Kansas Geological Survey, Open-file Report 1999-44
KGS Open-file Report 1999-44
High nitrate-nitrogen concentration has been measured in the ground water around the city of Pretty Prairie, Kansas. A previous study in the area surrounding Pretty Prairie showed that the primary source of nitrate was from fertilizer (Dealy, 1995). The previous study used complete chemical analyses, δ15N, and atrazine and its degradation products as indicators of nonpoint source contamination from agricultural sources.

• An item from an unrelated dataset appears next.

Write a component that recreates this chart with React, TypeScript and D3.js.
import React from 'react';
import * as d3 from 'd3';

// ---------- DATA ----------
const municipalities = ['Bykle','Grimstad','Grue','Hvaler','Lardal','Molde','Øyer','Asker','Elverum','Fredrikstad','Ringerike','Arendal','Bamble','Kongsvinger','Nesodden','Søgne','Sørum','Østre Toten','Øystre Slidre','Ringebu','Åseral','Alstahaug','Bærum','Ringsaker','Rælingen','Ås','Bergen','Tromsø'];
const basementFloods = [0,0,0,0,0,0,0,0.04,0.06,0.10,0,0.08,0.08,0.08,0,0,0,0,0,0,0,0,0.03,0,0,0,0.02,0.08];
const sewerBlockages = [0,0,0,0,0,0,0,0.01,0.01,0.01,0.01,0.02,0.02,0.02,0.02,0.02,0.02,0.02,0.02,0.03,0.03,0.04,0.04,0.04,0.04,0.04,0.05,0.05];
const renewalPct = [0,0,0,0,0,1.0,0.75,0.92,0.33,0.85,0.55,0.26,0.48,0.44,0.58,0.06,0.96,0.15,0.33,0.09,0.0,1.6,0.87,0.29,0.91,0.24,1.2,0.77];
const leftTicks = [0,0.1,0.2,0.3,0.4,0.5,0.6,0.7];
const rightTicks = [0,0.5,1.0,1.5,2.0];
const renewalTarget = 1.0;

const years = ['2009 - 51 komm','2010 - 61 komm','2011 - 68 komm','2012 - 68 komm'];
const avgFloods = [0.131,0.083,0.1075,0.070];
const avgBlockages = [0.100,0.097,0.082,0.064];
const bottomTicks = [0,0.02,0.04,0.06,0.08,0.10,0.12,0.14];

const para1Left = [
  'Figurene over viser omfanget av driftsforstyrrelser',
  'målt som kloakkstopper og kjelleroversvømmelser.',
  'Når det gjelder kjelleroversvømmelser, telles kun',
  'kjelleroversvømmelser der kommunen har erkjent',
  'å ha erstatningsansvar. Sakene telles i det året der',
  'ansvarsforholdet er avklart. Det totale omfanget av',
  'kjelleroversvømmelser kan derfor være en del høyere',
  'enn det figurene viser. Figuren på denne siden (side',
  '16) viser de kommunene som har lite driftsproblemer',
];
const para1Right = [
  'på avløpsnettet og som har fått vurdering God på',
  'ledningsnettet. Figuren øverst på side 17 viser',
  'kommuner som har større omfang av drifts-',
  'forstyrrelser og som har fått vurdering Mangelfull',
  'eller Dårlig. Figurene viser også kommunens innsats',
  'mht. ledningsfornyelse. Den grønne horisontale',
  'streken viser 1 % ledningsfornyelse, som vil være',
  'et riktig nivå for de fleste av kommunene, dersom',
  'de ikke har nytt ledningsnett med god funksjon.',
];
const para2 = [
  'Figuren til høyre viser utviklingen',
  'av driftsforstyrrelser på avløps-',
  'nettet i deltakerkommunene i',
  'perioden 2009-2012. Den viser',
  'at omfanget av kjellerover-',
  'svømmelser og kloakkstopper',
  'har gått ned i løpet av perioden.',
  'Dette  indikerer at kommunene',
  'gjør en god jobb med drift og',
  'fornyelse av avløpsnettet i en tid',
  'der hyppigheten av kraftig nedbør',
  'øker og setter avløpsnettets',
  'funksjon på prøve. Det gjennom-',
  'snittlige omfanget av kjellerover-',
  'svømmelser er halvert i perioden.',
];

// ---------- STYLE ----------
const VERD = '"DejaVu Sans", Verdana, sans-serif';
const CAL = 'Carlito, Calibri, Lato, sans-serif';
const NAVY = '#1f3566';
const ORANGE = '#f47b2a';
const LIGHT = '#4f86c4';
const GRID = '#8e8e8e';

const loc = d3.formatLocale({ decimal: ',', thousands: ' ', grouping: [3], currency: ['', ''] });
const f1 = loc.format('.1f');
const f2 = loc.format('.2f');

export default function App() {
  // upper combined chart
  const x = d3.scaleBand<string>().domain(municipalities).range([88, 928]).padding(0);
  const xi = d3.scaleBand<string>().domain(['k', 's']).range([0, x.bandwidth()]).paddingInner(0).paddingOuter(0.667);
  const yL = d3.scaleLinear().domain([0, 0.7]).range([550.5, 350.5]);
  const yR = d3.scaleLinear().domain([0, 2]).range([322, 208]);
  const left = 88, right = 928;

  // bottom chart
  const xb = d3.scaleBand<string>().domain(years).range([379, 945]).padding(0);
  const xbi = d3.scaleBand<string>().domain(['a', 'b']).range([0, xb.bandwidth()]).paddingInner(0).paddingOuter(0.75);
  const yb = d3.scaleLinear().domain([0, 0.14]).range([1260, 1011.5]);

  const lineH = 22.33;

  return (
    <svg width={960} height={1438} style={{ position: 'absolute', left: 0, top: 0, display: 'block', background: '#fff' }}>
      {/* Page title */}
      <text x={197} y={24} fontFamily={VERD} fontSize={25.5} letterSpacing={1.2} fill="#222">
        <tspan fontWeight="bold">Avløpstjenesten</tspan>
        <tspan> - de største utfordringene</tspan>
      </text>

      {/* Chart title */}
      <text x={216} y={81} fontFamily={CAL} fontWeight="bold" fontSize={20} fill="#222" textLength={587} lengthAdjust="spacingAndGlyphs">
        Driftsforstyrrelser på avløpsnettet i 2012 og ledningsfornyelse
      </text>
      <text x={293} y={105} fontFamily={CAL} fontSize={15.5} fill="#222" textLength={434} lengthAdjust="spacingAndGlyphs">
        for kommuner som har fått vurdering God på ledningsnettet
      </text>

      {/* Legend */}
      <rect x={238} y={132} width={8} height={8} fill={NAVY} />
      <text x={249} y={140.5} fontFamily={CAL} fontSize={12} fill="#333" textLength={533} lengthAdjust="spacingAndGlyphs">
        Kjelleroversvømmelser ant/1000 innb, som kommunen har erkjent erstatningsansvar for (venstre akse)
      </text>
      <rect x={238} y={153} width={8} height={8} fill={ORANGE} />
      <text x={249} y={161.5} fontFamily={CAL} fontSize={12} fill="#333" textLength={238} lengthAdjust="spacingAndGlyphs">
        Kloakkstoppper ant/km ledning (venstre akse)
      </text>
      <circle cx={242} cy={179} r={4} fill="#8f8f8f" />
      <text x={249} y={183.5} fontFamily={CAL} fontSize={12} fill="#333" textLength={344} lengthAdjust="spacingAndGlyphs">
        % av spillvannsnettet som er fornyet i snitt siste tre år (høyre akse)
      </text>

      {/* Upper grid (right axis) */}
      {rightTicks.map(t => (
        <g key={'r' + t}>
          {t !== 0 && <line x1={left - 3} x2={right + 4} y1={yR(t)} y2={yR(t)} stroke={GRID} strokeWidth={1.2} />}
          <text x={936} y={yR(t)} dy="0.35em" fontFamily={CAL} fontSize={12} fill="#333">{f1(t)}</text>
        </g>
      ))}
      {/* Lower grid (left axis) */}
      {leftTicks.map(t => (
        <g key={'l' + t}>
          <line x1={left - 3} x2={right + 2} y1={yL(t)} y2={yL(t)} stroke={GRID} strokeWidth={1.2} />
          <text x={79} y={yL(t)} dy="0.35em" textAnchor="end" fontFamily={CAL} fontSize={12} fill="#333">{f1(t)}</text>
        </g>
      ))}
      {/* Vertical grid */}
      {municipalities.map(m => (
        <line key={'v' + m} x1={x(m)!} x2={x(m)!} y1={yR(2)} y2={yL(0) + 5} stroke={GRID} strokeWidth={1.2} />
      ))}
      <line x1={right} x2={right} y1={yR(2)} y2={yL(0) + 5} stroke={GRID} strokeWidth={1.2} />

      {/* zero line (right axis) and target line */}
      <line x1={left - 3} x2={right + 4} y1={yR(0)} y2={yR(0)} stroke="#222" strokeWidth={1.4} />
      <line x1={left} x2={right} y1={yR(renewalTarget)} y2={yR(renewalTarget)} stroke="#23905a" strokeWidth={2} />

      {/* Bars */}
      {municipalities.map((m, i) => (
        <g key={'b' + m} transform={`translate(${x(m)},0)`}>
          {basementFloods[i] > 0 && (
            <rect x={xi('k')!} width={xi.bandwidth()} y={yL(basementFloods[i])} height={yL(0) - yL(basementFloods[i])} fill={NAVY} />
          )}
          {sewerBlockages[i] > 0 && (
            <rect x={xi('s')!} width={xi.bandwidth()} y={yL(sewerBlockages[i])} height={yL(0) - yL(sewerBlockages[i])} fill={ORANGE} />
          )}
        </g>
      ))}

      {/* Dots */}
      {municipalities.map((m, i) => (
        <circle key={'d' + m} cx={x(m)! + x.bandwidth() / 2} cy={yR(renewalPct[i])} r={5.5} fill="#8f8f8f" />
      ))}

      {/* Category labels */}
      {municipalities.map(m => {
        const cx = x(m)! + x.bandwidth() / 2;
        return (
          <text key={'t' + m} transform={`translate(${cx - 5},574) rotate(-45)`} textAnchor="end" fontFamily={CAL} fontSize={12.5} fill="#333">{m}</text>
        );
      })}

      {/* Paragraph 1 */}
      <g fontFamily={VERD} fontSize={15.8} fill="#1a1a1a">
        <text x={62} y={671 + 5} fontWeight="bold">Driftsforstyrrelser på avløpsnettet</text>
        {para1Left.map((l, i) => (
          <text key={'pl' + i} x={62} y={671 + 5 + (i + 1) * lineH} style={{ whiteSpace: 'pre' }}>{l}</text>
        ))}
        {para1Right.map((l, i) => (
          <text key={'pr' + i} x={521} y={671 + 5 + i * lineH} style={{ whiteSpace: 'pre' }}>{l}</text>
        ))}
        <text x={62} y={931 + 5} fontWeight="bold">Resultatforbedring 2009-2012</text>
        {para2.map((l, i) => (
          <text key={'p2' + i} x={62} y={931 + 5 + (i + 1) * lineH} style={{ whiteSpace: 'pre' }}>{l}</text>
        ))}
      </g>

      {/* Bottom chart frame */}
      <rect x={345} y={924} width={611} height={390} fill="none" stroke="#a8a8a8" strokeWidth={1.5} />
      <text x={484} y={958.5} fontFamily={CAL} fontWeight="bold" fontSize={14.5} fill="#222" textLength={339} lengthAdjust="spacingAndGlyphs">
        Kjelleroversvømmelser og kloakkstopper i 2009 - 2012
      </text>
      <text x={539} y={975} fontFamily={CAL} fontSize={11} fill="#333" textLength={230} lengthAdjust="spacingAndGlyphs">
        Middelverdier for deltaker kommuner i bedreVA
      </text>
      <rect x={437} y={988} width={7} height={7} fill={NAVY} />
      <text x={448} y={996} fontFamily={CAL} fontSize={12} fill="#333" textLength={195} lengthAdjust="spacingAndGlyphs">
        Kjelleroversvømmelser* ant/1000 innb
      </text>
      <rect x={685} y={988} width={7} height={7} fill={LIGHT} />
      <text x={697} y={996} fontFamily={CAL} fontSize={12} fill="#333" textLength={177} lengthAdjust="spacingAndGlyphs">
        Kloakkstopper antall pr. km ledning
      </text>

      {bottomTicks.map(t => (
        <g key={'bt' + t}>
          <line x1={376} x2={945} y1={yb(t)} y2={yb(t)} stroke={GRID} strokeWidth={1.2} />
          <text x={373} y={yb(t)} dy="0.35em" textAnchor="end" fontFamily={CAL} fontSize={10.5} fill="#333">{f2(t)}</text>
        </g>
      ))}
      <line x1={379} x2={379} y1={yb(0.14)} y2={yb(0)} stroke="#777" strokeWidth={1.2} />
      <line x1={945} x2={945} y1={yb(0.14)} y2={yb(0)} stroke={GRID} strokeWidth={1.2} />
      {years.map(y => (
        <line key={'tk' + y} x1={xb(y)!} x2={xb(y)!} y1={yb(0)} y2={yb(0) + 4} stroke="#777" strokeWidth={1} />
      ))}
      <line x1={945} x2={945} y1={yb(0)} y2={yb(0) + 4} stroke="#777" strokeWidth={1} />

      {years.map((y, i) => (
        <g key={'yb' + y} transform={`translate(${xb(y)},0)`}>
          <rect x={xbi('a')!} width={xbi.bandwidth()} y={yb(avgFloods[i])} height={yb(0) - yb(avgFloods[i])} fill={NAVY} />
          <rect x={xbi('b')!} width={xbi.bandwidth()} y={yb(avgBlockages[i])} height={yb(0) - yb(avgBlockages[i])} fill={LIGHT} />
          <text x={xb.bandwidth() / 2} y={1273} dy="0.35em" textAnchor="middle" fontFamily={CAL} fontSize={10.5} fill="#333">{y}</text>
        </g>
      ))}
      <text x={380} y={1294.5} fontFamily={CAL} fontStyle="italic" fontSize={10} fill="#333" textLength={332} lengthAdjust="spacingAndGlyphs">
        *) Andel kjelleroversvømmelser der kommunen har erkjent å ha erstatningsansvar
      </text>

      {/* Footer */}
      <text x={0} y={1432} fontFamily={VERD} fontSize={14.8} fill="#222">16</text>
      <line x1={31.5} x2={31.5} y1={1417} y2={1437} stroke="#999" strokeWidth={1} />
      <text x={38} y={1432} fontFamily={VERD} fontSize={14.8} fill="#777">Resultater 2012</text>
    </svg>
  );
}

The current study used complete analyses and δ15N to try to determine sources for the observed high nitrate-nitrogen concentrations in two city wells and in irrigation wells surrounding the city. Most of the land immediately to the north, west, and south of the city of Pretty Prairie is in irrigated agriculture. There is a golf course to the west of the city. A church well was sampled to the east of town. This well was the only domestic well sampled in this study. Two city wells were sampled, one at the northeast edge of town that was drilled in 1994, the other was in the center of town and was not used except occasionally because of the continued high nitrate-nitrogen values measured in the well.
Figure 1 shows the location of the wells sampled for this study. The area of study is T. 26 S., R. 6-7 W., Sections 7, 15, 16, 17, 18, 20, 21 in Reno County, Kansas.
Figure 1. Location of wells sampled in August, 1999. Rectangle is city of Pretty Prairie, KS. Area is in T. 26 S., R. 6-7 W. in Reno County, Kansas. Cross-sections of well-logs shown by A-A', B-B', C-C' presented in Appendix B.
Sites for water sampling were generally recent irrigation or city wells and had water-well logs (WWC5 from the Kansas Department of Health and Environment (KDHE) available. Several sites were selected east of the city to determine if there was lower nitrate water present in that direction. The sites circle the city in all directions (Figure 1).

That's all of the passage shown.